尿道流れ者

温泉みみず芸者の尿道流れ者のレビュー・感想・評価

温泉みみず芸者(1971年製作の映画)
3.0
黒潮にのってとんでもない名器が伊豆にやってきた。多湖家に生まれる女は代々みんな名器・蛸壺の持ち主。それに加えてみみず千匹まで持ち合わせている長女・圭子こと池玲子御大。池玲子のデビュー作で当時まだ16歳だったという、和製トレイシー・ローズ的なエピソードでも有名な本作。
そんな池玲子が、常に男に騙され続ける駄目な母親の借金を返すために東京のトルコ風呂から伊豆の芸者まで、体を武器に奔走する。

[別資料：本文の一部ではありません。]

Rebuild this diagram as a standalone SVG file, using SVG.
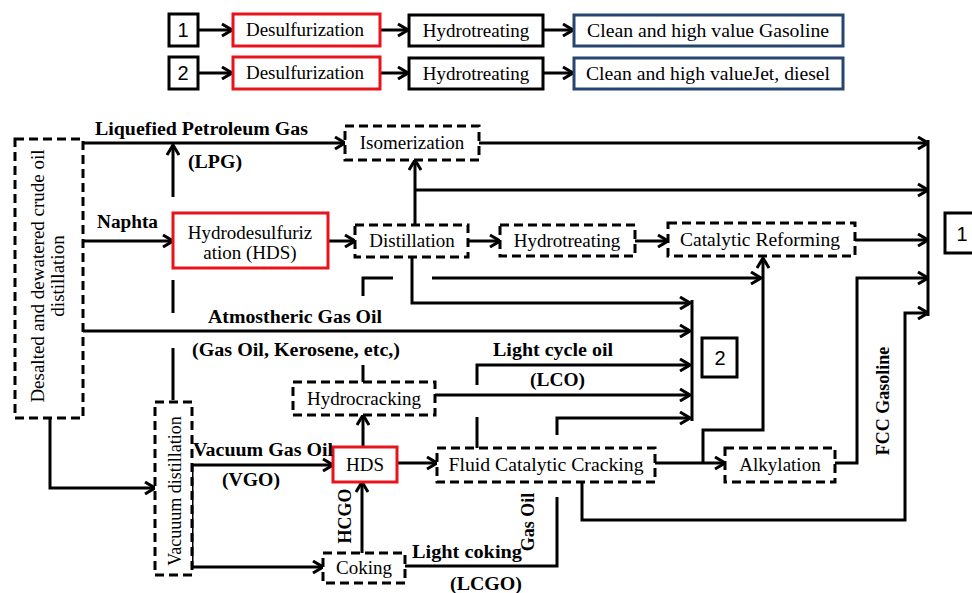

池玲子の日本人離れした美貌と体は他の共演者と比べて別格で物凄い存在感がある。しかし、池玲子の魅力で突き進む映画ではない。ストーリーがほんと大変なことになっていて、池玲子うんぬん言ってる場合ではない。
行く先々で人気者となり、パトロンを見つける池玲子だが、名器ゆえの悲劇、腹上死によって男を失う。そしてそんなタイミングで新たに発覚する母親の借金。そのために池玲子は残念なありさまで土地を転々とする。そして伊豆で母親が作った莫大な借金のため、一世一代のセックス三番勝負が始まる。相手は竿師段平率いる無限精流。一升瓶六本分のアレを出し切るまで終わらねぇぜとかなんとかかんとか。

性器に対するどうしようもないネタを溢れんばかりに詰め込んだバカ映画。スラップスティックコメディとしては面白いがポルノとしては機能してない。興奮に至るまでの間に必ず水を指す、というか観ている人を動揺させる性器ネタが挟まれる。
デカマラ板前の小池朝雄やオナホール職人の山城新伍、金を払って乳を揉む拓ボン、よく分からない役で登場する菅原文太に仁義なきファンとしては嬉し悲しな見所もある。

面白いと思うが、そんな感想は意味がないような。カラフルな照明や構図の綺麗さなども好きだが、そんなことに気付くだけ無駄なような。時折顔を出す教訓めいたことや平和への主張も、その前後でちゃかしているので素直には受け取れないし。多分「あぁ、うん、はいー・・・」って感じの感想で終わらせておくのが吉だと思う。